The fines are tied to charges that JPMorgan had inadequate risk controls in the spring of 2012, when three traders in the Bank's London office — Bruno Iksil, Javier Martin-Artajo, and Julien Grout — accrued a $6.2 billion loss on a bad derivatives bet, then allegedly tried to hide the true size of the losses from their bosses in New York.

In addition, when the bank disclosed the loss during an earnings call that April, CEO Jamie Dimon referred to the episode as a "tempest in a teapot," and CFO Doug Braunstein said the bank's positions and the loss was "fully transparent to regulators" — a claim later refuted by investigators.

The fines were broken up like this:

The U.S. Office of the Comptroller of the Currency: $300 million for "unsafe and unsound practices."

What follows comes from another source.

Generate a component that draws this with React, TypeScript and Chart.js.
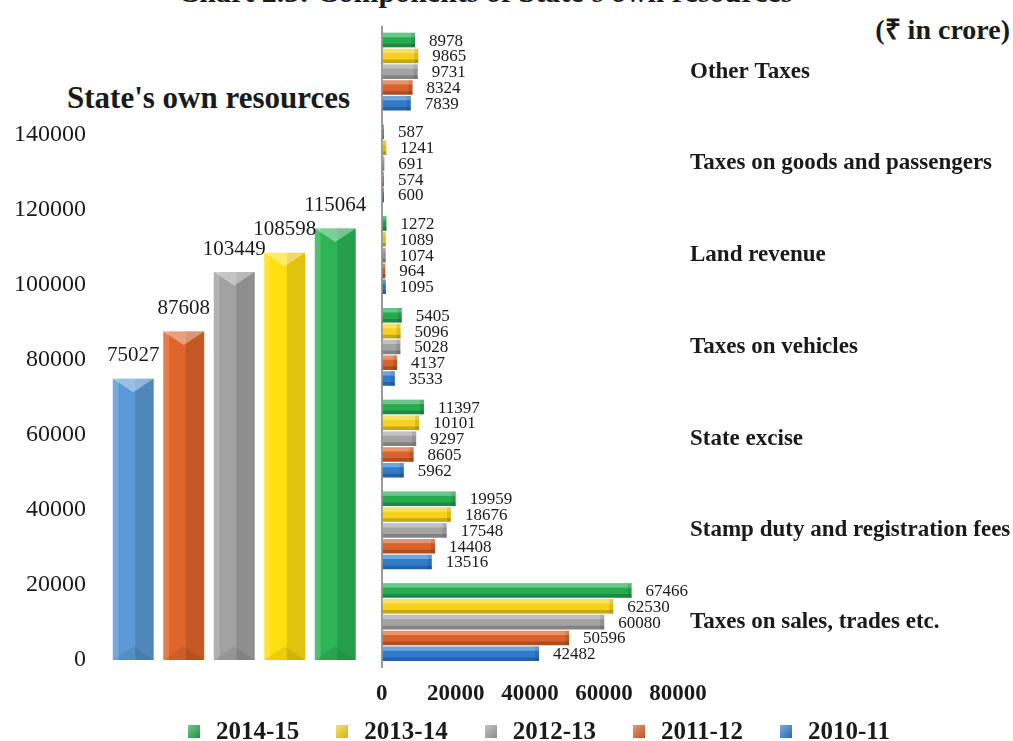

The Securities and Exchange Commission: $200 million for "a failure to maintain effective internal controls over financial reporting."

The Federal Reserve: $200 million for problems like "senior management's elevation of issues to the board of directors."

The U.K.'s Financial Conduct Authority: 137.6 million pounds ($220 million) for problems in the areas of "skill, care, and diligence, management and control, proper market practice, and disclosure to regulators."

Making matters even more painful for JPMorgan, the settlement takes care of just one of a long list of charges the bank has faced this summer. In July, for example, the bank paid $410 million to settle charges from the Federal Energy Regulatory Commission that it manipulated energy markets.

Today's news, however, is very big and very different for regulators. But it isn't the size of the fines that sets this episode apart, says The Guardian's Dominic Rushe. Instead, it's getting JPMorgan to cop to its culpability.

The admission of wrongdoing is a major victory for the SEC. U.S. judges in recent years have questioned fines where banks were allowed to neither admit nor deny wrongdoing. Judge Jed Rakoff blocked a 2011 SEC settlement with Citigroup because he said the lack of an admission of wrongdoing made it impossible for him to determine whether the fine was "fair, reasonable, adequate and in the public interest." [The Guardian]

As we noted earlier this summer, this admission of guilt from JPMorgan may mean that future class action suits against the bank by investors, which tend to follow SEC cases, could use the admission to help force the bank to pay dearly in damages.

And that's just one reason why the London Whale case is hardly wrapped up. Investigations are still continuing, says the Financial Times. The Commodity Futures Trading Commission has accused the bank of manipulating a key credit derivatives index. And meanwhile, the criminal investigation of two of the former traders — Javier Martin-Artajo, and Julien Grout — is ongoing.